Mine’s Pride and Prejudice, Jane Austen’s masterpiece, always has and always will be. But J D Salinger’s The Catcher in the Rye runs it close. Holden Caulfield’s adolescent New York trials and tribulations and how goddam phoney everything is!


But here’s the thing. I read ‘Catcher’ when I was 21, totally loved it, laid its soul in my heart, and until today – a few decades later! – I hadn’t even so much as picked it up. So, question is – can you have a favourite book if you’ve only read it once? Don’t you have to have read it a goddam million times to prove to yourself that it is actually your favourite? Reading it just the once must be sort of phony, mustn’t it?


My original copy.


I was amazed how much of ‘Catcher’ I had totally forgotten. The Copperfield opening, Pencey Prep, some people in New York, Maurice and the prostitute and meeting up with sister Pheobe towards the end, I remembered all that. But meeting Sally Hayes, the hotels, the Pencey boy’s mum on the train to New York, Carl Luce and Mr Antolini… nothing.

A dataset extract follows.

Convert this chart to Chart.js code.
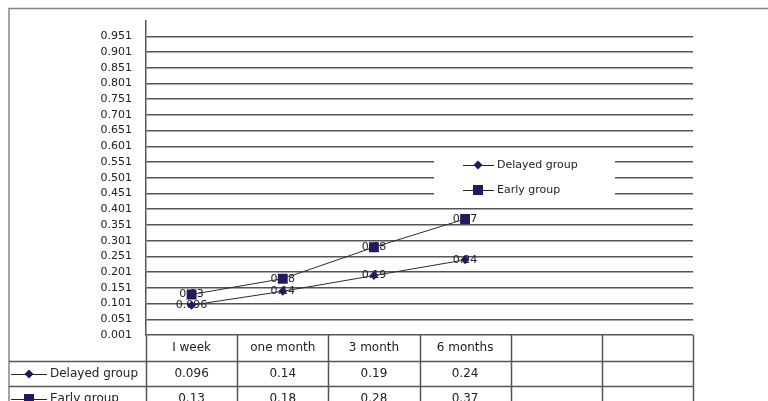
<!DOCTYPE html>
<html>
<head>
<meta charset="utf-8">
<script src="https://cdn.jsdelivr.net/npm/chart.js@4.4.0/dist/chart.umd.min.js"></script>
<style>
  html, body { margin: 0; padding: 0; background: #fff; }
  #wrap { width: 768px; height: 401px; position: relative; }
</style>
</head>
<body>
<div id="wrap"><canvas id="chart"></canvas></div>
<script>
const categories = ['I week', 'one month', '3 month', '6 months', '', ''];
const delayedGroup = [0.096, 0.14, 0.19, 0.24, null, null];
const earlyGroup = [0.13, 0.18, 0.28, 0.37, null, null];
const seriesNames = ['Delayed group', 'Early group'];
const yTickLabels = ['0.001', '0.051', '0.101', '0.151', '0.201', '0.251', '0.301', '0.351',
  '0.401', '0.451', '0.501', '0.551', '0.601', '0.651', '0.701', '0.751', '0.801', '0.851',
  '0.901', '0.951'];

const FONT = "'DejaVu Sans', sans-serif";
const TEXT = '#222';
const RULE = '#555';
const MARK = '#1f1b5e';

function drawMarker(ctx, style, x, y, r) {
    ctx.fillStyle = MARK;
    ctx.beginPath();
    if (style === 'rectRot') {
        ctx.moveTo(x - r, y); ctx.lineTo(x, y - r); ctx.lineTo(x + r, y); ctx.lineTo(x, y + r);
    } else {
        ctx.rect(x - r, y - r, r * 2, r * 2);
    }
    ctx.closePath();
    ctx.fill();
}

// labels, frame, legend and data table below the plot
const extras = {
    id: 'extras',
    beforeDraw(chart) {
        const ctx = chart.ctx;
        ctx.save();
        ctx.strokeStyle = '#858585';
        ctx.lineWidth = 1.5;
        ctx.beginPath();
        ctx.moveTo(9, 401); ctx.lineTo(9, 8.5); ctx.lineTo(768, 8.5);
        ctx.stroke();
        ctx.restore();
    },
    beforeDatasetsDraw(chart) {
        const ctx = chart.ctx;
        ctx.save();
        ctx.font = '11px ' + FONT;
        ctx.fillStyle = '#222';
        ctx.textAlign = 'center';
        ctx.textBaseline = 'middle';
        chart.data.datasets.forEach((ds, di) => {
            chart.getDatasetMeta(di).data.forEach((pt, i) => {
                if (ds.data[i] == null) return;
                ctx.fillText(String(ds.data[i]), pt.x, pt.y);
            });
        });
        ctx.restore();
    },
    afterDatasetsDraw(chart) {
        const ctx = chart.ctx;
        const area = chart.chartArea;
        const x = chart.scales.x;
        ctx.save();

        // legend box inside plot
        ctx.fillStyle = '#fff';
        ctx.fillRect(434, 152, 181, 47);
        ctx.font = '11px ' + FONT;
        ctx.textBaseline = 'middle';
        ctx.textAlign = 'left';
        chart.data.datasets.forEach((ds, di) => {
            const y = 165 + di * 25;
            ctx.strokeStyle = '#222';
            ctx.lineWidth = 1;
            ctx.beginPath(); ctx.moveTo(463, y + 0.5); ctx.lineTo(494, y + 0.5); ctx.stroke();
            drawMarker(ctx, ds.pointStyle, 478, y, ds.pointStyle === 'rect' ? 5 : 4.5);
            ctx.fillStyle = TEXT;
            ctx.fillText(ds.label, 497, y);
        });

        // data table
        const step = x.getPixelForValue(1) - x.getPixelForValue(0);
        const rows = [361.5, 386.5];
        ctx.strokeStyle = RULE;
        ctx.lineWidth = 1.5;
        ctx.beginPath();
        rows.forEach(r => { ctx.moveTo(9, r); ctx.lineTo(area.right, r); });
        for (let i = 0; i <= categories.length; i++) {
            const cx = Math.round(x.getPixelForValue(i) - step / 2) + 0.5;
            ctx.moveTo(cx, area.bottom); ctx.lineTo(cx, 401);
        }
        ctx.stroke();

        chart.data.datasets.forEach((ds, di) => {
            const y = 374 + di * 25;
            ctx.strokeStyle = '#222';
            ctx.lineWidth = 1;
            ctx.beginPath(); ctx.moveTo(11, y + 0.5); ctx.lineTo(47, y + 0.5); ctx.stroke();
            drawMarker(ctx, ds.pointStyle, 29, y, ds.pointStyle === 'rect' ? 5 : 4.5);
            ctx.fillStyle = TEXT;
            ctx.font = '12px ' + FONT;
            ctx.textAlign = 'left';
            ctx.fillText(ds.label, 50, y);
            ctx.textAlign = 'center';
            ds.data.forEach((v, i) => {
                if (v == null) return;
                ctx.fillText(String(v), x.getPixelForValue(i), y);
            });
        });
        ctx.restore();
    }
};

new Chart(document.getElementById('chart'), {
    type: 'line',
    data: {
        labels: categories,
        datasets: [
            {
                label: seriesNames[0],
                data: delayedGroup,
                borderColor: '#2a2a3a',
                borderWidth: 1,
                pointStyle: 'rectRot',
                pointRadius: 4.5,
                pointBackgroundColor: MARK,
                pointBorderColor: MARK,
                pointBorderWidth: 0
            },
            {
                label: seriesNames[1],
                data: earlyGroup,
                borderColor: '#2a2a3a',
                borderWidth: 1,
                pointStyle: 'rect',
                pointRadius: 7,
                pointBackgroundColor: MARK,
                pointBorderColor: MARK,
                pointBorderWidth: 0
            }
        ]
    },
    options: {
        responsive: true,
        maintainAspectRatio: false,
        animation: false,
        layout: { padding: { top: 17, right: 75, left: 0, bottom: 0 } },
        plugins: {
            legend: { display: false },
            tooltip: { enabled: false }
        },
        scales: {
            x: {
                offset: true,
                grid: { display: false, drawTicks: false },
                border: { display: false },
                ticks: { color: TEXT, font: { family: FONT, size: 12 }, padding: 6, maxRotation: 0 },
                afterFit: (s) => { s.height = 66; }
            },
            y: {
                min: 0.001,
                max: 1.001,
                afterBuildTicks: (s) => {
                    s.ticks = yTickLabels.map(t => ({ value: parseFloat(t) }));
                },
                afterFit: (s) => { s.width = 146; },
                grid: { color: RULE, lineWidth: 1.5, drawTicks: false },
                border: { display: true, color: RULE, width: 1.5 },
                ticks: {
                    color: TEXT,
                    padding: 14,
                    font: { family: FONT, size: 11 },
                    callback: (v) => yTickLabels.find(t => parseFloat(t) === v) || ''
                }
            }
        }
    },
    plugins: [extras]
});
</script>
</body>
</html>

So how can Catcher be one of my favourite books for most of my life, running goddam Jane A close, and I had forgotten half of it? What sort of phony bastard puts Catcher a million miles above so many other books I know much more about when I had blanked out loads?

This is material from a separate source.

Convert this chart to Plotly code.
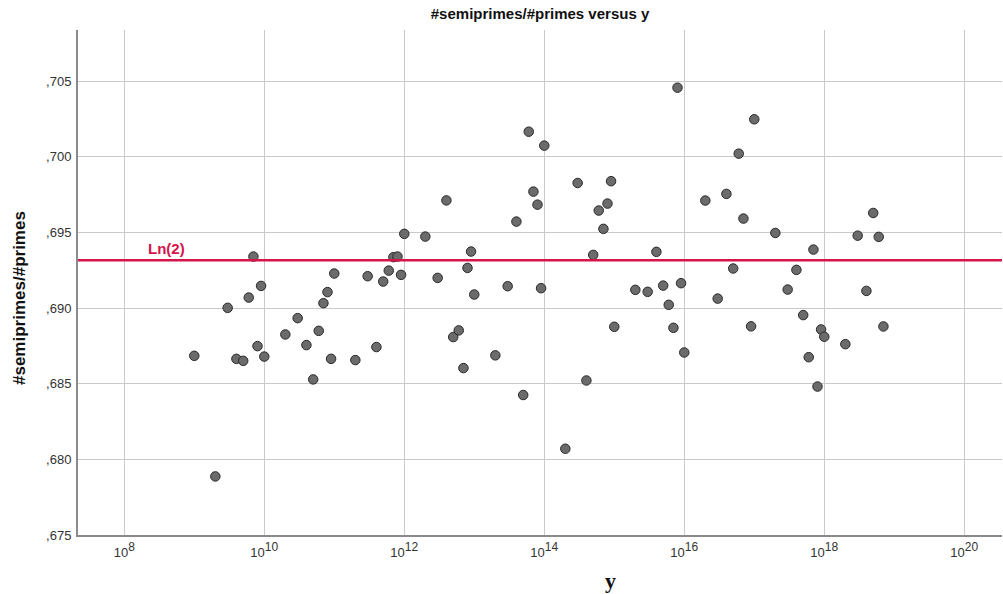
import math
import plotly.graph_objects as go

# x values are n * 10^k ; y = #semiprimes/#primes
x_mult = [1, 2, 3, 4, 5, 6, 7, 8, 9,
          1, 2, 3, 4, 5, 6, 7, 8, 9,
          1, 2, 3, 4, 5, 6, 7, 8, 9,
          1, 2, 3, 4, 5, 6, 7, 8, 9,
          1, 2, 3, 4, 5, 6, 7, 8, 9,
          1, 2, 3, 4, 5, 6, 7, 8, 9,
          1, 2, 3, 4, 5, 6, 7, 8, 9,
          1, 2, 3, 4, 5, 6, 7, 9,
          1, 2, 3, 4, 5, 6, 7, 8, 9,
          1, 2, 3, 4, 5, 6, 7]
x_exp = [9] * 9 + [10] * 9 + [11] * 9 + [12] * 9 + [13] * 9 + [14] * 9 + [15] * 9 + [16] * 8 + [17] * 9 + [18] * 7

ratio = [0.68684, 0.67887, 0.69001, 0.68664, 0.68651, 0.69069, 0.69340, 0.68748, 0.69146,
         0.68679, 0.68825, 0.68933, 0.68755, 0.68528, 0.68849, 0.69032, 0.69105, 0.68664,
         0.69228, 0.68656, 0.69210, 0.68742, 0.69175, 0.69247, 0.69336, 0.69340, 0.69219,
         0.69490, 0.69472, 0.69199, 0.69711, 0.68808, 0.68852, 0.68603, 0.69265, 0.69373,
         0.69089, 0.68687, 0.69144, 0.69571, 0.68425, 0.70165, 0.69769, 0.69683, 0.69131,
         0.70073, 0.68070, 0.69826, 0.68521, 0.69351, 0.69644, 0.69523, 0.69690, 0.69838,
         0.68876, 0.69120, 0.69107, 0.69371, 0.69148, 0.69021, 0.68869, 0.70456, 0.69164,
         0.68706, 0.69710, 0.69062, 0.69754, 0.69261, 0.70020, 0.69591, 0.68879,
         0.70247, 0.69496, 0.69122, 0.69252, 0.68953, 0.68675, 0.69386, 0.68481, 0.68858,
         0.68810, 0.68761, 0.69478, 0.69113, 0.69628, 0.69470, 0.68878]

x_vals = [m * 10.0 ** e for m, e in zip(x_mult, x_exp)]

y_ticks = [0.675, 0.680, 0.685, 0.690, 0.695, 0.700, 0.705]
y_ticktext = [",675", ",680", ",685", ",690", ",695", ",700", ",705"]
x_ticks = [1e8, 1e10, 1e12, 1e14, 1e16, 1e18, 1e20]
x_exponents = ["8", "10", "12", "14", "16", "18", "20"]
x_ticktext = ["10<sup><span style='font-size:12px'>%s</span></sup>" % s for s in x_exponents]

ln2 = math.log(2)
red = "#d4154a"
W, H = 1003, 594
ML, MR, MT, MB = 78, 1, 30, 59
PW, PH = W - ML - MR, H - MT - MB

fig = go.Figure()
fig.add_trace(go.Scatter(
    x=x_vals, y=ratio, mode="markers",
    marker=dict(size=9.5, color="#6b6b6b", line=dict(color="#2a2a2a", width=1)),
    showlegend=False, hoverinfo="x+y"))

fig.add_shape(type="line", xref="paper", x0=0, x1=1, yref="y", y0=ln2, y1=ln2,
              line=dict(color=red, width=2.5))
fig.add_annotation(x=8.61, y=ln2, xref="x", yref="y", text="<b>Ln(2)</b>",
                   showarrow=False, yanchor="bottom", yshift=1,
                   font=dict(family="Arial, Liberation Sans", size=15, color=red))

# x axis title
fig.add_annotation(x=(610 - ML) / PW, y=-(580 - (MT + PH)) / PH, xref="paper", yref="paper",
                   text="<b>y</b>", showarrow=False, yanchor="middle", xanchor="center",
                   font=dict(family="Liberation Serif, Times New Roman, serif", size=22, color="#111"))
# y axis title
fig.add_annotation(x=-(ML - 19) / PW, y=(MT + PH - 298) / PH, xref="paper", yref="paper",
                   text="<b>#semiprimes/#primes</b>", showarrow=False, textangle=-90,
                   xanchor="center", yanchor="middle",
                   font=dict(family="Arial, Liberation Sans", size=17, color="#111"))

fig.update_layout(
    width=W, height=H,
    margin=dict(l=ML, r=MR, t=MT, b=MB, autoexpand=False),
    paper_bgcolor="white", plot_bgcolor="white",
    title=dict(text="<b>#semiprimes/#primes versus y</b>", x=(540) / W, xanchor="center",
               y=1 - 14 / H, yanchor="middle",
               font=dict(family="Arial, Liberation Sans", size=15, color="#111")),
    font=dict(family="Arial, Liberation Sans", size=12, color="#333"),
    xaxis=dict(type="log", range=[7.339, 20.539], tickvals=x_ticks, ticktext=x_ticktext,
               showgrid=True, gridcolor="#c9c9c9", gridwidth=1.2,
               showline=True, linecolor="#8a8a8a", linewidth=2, automargin=False,
               zeroline=False, ticks="", tickfont=dict(size=13, color="#333"),
               ticklabelstandoff=4),
    yaxis=dict(range=[0.675, 0.70837], tickvals=y_ticks, ticktext=y_ticktext,
               showgrid=True, gridcolor="#c9c9c9", gridwidth=1.2,
               showline=True, linecolor="#8a8a8a", linewidth=2, automargin=False,
               zeroline=False, ticks="", tickfont=dict(size=13, color="#333"),
               ticklabelstandoff=2),
)

fig.write_html("out.html", config={"displayModeBar": False},
               post_script="document.body.style.margin='0';document.body.style.overflow='hidden';")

Dunno… except for one thing. Salinger’s tone and style was so new, so stylistic, so unforgettable, what I was left with for all those years was not only the main thrust of the story – I knew its arc and why it’s called The Catcher in the Rye for Chrissakes – but the indelible, irrepressible essence of the book. From the opening words, I knew it was going to be one of my top favourite novels for the rest of my life and who would care if I forgot the odd bit.


And while we’re on favourite books, another Salinger, his collection of nine stories, often going by For Esme With Love and Squalor, is another right up there with Pride and Prejudice and Catcher. In fact, I believe Esme, the title story, is the finest short story ever written in the whole Goddam world. And yes, I have read that a million times.